[Dataset excerpt]
▶

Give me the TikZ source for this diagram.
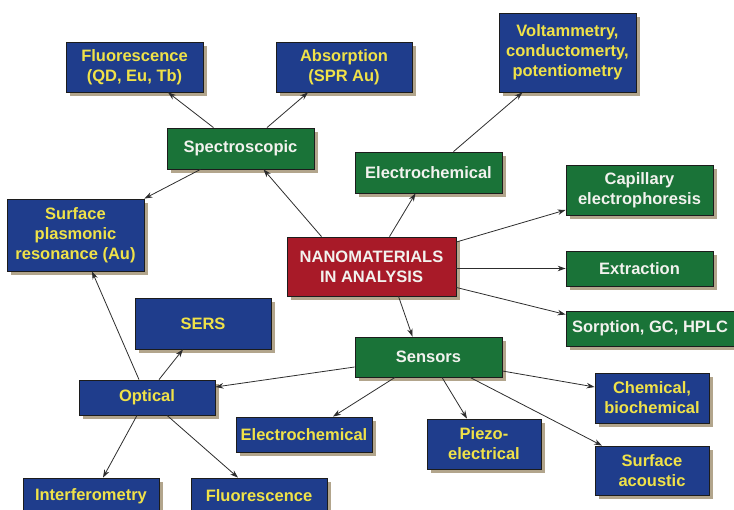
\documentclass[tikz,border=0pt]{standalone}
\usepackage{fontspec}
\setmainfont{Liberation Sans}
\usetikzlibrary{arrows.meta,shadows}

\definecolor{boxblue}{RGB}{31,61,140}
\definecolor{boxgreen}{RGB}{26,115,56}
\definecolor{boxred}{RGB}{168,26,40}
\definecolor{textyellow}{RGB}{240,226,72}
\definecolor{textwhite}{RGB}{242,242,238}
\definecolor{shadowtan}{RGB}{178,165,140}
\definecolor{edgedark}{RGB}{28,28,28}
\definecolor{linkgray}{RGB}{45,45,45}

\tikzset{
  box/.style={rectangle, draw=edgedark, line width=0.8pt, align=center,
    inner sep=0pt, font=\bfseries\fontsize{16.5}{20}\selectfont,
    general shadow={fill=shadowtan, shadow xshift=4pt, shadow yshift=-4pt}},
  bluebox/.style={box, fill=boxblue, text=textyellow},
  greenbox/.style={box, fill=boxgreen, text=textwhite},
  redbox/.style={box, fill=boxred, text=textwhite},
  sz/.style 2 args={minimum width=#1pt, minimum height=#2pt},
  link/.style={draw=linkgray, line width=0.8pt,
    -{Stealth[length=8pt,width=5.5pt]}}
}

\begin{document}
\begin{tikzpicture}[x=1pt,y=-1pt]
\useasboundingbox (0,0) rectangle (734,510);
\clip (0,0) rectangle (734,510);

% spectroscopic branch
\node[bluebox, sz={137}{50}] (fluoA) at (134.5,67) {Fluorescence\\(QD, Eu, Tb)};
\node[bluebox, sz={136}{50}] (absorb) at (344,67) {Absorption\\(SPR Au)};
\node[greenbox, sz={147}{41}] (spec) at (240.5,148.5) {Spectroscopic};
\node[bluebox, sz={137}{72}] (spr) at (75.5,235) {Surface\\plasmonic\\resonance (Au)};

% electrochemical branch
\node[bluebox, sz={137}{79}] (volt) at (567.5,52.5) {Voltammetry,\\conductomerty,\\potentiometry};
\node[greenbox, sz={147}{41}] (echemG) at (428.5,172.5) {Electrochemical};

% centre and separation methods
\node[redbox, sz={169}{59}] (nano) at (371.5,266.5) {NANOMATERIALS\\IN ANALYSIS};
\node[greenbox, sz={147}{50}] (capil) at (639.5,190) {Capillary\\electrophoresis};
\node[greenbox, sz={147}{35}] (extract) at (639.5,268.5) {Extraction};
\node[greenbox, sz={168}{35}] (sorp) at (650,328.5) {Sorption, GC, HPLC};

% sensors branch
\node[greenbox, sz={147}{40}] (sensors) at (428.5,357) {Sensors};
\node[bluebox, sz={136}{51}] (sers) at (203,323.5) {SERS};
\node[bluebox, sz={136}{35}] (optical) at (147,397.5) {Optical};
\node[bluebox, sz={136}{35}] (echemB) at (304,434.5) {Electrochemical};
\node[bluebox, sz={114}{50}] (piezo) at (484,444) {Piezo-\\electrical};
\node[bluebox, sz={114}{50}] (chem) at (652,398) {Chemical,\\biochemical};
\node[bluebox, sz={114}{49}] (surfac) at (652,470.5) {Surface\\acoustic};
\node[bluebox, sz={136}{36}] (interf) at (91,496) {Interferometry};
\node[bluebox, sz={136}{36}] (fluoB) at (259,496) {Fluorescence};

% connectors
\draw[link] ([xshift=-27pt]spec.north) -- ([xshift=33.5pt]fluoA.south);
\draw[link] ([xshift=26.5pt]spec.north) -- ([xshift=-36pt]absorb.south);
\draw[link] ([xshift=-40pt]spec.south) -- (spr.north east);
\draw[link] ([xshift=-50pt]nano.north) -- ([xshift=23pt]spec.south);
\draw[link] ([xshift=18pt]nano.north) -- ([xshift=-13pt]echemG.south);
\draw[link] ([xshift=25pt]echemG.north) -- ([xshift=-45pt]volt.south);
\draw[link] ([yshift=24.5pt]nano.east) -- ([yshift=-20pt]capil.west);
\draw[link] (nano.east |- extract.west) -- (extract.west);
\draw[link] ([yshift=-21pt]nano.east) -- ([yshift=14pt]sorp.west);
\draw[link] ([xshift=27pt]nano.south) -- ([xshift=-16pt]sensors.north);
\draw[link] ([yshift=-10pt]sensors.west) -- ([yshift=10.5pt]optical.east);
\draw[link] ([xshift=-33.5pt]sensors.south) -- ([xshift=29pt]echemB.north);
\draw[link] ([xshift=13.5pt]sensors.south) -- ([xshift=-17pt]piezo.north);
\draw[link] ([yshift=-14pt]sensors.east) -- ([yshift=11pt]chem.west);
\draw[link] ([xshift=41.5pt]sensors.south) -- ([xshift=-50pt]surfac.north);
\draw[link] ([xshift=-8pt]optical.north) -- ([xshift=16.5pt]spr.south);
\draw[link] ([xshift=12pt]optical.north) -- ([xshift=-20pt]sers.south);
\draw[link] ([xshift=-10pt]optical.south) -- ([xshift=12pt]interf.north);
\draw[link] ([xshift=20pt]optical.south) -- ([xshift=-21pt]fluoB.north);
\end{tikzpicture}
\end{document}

◀
▶

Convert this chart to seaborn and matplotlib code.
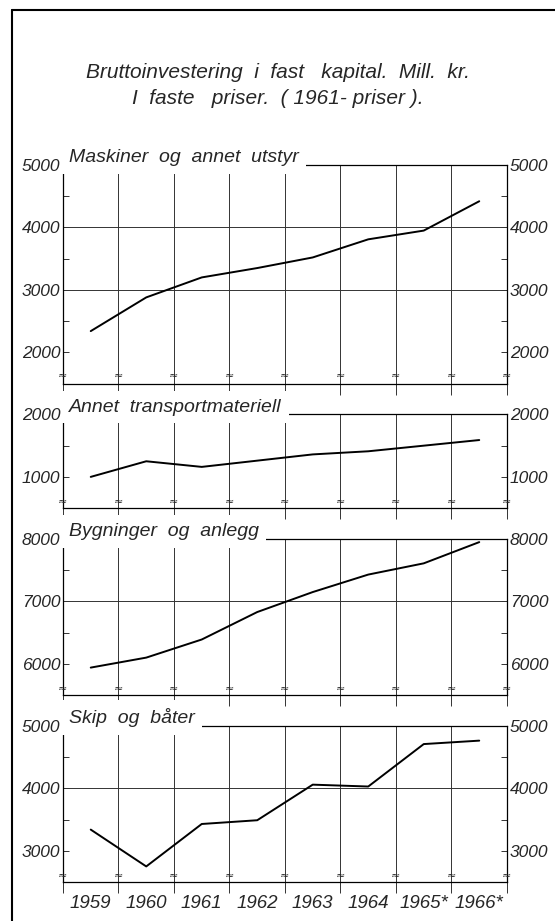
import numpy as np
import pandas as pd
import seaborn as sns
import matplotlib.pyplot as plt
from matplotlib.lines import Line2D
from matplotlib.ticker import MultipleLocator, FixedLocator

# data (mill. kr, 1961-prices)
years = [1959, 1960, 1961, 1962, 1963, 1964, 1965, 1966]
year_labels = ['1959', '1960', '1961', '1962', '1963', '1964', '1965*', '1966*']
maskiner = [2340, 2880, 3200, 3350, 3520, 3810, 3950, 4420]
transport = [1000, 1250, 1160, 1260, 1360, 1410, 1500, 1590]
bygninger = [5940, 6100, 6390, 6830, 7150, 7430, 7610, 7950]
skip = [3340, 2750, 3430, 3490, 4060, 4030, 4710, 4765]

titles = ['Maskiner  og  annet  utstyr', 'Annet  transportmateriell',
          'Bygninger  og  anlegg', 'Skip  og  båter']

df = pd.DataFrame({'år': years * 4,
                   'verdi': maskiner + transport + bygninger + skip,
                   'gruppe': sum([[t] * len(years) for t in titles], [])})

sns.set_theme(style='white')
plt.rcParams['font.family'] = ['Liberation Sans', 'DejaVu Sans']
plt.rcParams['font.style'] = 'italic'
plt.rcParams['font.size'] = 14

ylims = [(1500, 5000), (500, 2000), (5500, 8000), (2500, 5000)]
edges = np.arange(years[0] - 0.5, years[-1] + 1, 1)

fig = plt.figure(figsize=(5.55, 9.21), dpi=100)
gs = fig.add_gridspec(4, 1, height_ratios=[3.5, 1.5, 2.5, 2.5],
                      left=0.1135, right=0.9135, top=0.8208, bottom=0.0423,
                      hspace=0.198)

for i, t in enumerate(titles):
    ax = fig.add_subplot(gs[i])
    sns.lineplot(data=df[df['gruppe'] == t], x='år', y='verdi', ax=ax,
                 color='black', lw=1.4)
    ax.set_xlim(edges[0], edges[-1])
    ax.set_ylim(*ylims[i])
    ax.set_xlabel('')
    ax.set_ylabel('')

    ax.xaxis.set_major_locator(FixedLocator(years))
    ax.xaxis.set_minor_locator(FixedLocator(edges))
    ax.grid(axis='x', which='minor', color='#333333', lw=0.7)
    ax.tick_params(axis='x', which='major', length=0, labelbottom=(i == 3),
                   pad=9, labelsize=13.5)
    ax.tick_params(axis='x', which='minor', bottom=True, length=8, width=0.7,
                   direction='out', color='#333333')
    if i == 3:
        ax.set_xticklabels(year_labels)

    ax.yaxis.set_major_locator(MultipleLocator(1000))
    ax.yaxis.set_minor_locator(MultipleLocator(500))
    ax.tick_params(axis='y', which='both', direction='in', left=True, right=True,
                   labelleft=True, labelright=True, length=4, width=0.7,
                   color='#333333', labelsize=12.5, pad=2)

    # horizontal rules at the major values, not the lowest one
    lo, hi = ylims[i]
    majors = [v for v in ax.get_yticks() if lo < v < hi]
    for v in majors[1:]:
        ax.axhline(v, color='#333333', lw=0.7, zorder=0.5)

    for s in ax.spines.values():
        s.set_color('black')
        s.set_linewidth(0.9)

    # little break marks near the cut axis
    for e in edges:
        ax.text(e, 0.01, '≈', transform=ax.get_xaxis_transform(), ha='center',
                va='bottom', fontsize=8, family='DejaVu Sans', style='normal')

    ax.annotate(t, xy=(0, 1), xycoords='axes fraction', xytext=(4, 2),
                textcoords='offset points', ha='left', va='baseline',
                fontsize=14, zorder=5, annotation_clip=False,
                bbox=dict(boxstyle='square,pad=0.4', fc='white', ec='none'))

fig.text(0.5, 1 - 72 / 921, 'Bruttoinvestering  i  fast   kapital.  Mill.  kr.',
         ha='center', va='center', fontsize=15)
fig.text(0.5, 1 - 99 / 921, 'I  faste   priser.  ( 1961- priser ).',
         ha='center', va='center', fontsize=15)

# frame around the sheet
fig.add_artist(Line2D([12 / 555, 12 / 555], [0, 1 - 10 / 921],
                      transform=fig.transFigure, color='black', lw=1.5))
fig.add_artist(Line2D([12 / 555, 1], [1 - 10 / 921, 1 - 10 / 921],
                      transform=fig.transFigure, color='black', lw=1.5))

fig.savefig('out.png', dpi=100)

◀

■ **Problem to solve**
Copy only the lines above from the one containing "Give me the TikZ source for this diagram." through the one containing "(echemG) at (428.5,172.5)", both included. Leave out the pictures.

■ **Full answer**
Give me the TikZ source for this diagram.
\documentclass[tikz,border=0pt]{standalone}
\usepackage{fontspec}
\setmainfont{Liberation Sans}
\usetikzlibrary{arrows.meta,shadows}

\definecolor{boxblue}{RGB}{31,61,140}
\definecolor{boxgreen}{RGB}{26,115,56}
\definecolor{boxred}{RGB}{168,26,40}
\definecolor{textyellow}{RGB}{240,226,72}
\definecolor{textwhite}{RGB}{242,242,238}
\definecolor{shadowtan}{RGB}{178,165,140}
\definecolor{edgedark}{RGB}{28,28,28}
\definecolor{linkgray}{RGB}{45,45,45}

\tikzset{
  box/.style={rectangle, draw=edgedark, line width=0.8pt, align=center,
    inner sep=0pt, font=\bfseries\fontsize{16.5}{20}\selectfont,
    general shadow={fill=shadowtan, shadow xshift=4pt, shadow yshift=-4pt}},
  bluebox/.style={box, fill=boxblue, text=textyellow},
  greenbox/.style={box, fill=boxgreen, text=textwhite},
  redbox/.style={box, fill=boxred, text=textwhite},
  sz/.style 2 args={minimum width=#1pt, minimum height=#2pt},
  link/.style={draw=linkgray, line width=0.8pt,
    -{Stealth[length=8pt,width=5.5pt]}}
}

\begin{document}
\begin{tikzpicture}[x=1pt,y=-1pt]
\useasboundingbox (0,0) rectangle (734,510);
\clip (0,0) rectangle (734,510);

% spectroscopic branch
\node[bluebox, sz={137}{50}] (fluoA) at (134.5,67) {Fluorescence\\(QD, Eu, Tb)};
\node[bluebox, sz={136}{50}] (absorb) at (344,67) {Absorption\\(SPR Au)};
\node[greenbox, sz={147}{41}] (spec) at (240.5,148.5) {Spectroscopic};
\node[bluebox, sz={137}{72}] (spr) at (75.5,235) {Surface\\plasmonic\\resonance (Au)};

% electrochemical branch
\node[bluebox, sz={137}{79}] (volt) at (567.5,52.5) {Voltammetry,\\conductomerty,\\potentiometry};
\node[greenbox, sz={147}{41}] (echemG) at (428.5,172.5) {Electrochemical};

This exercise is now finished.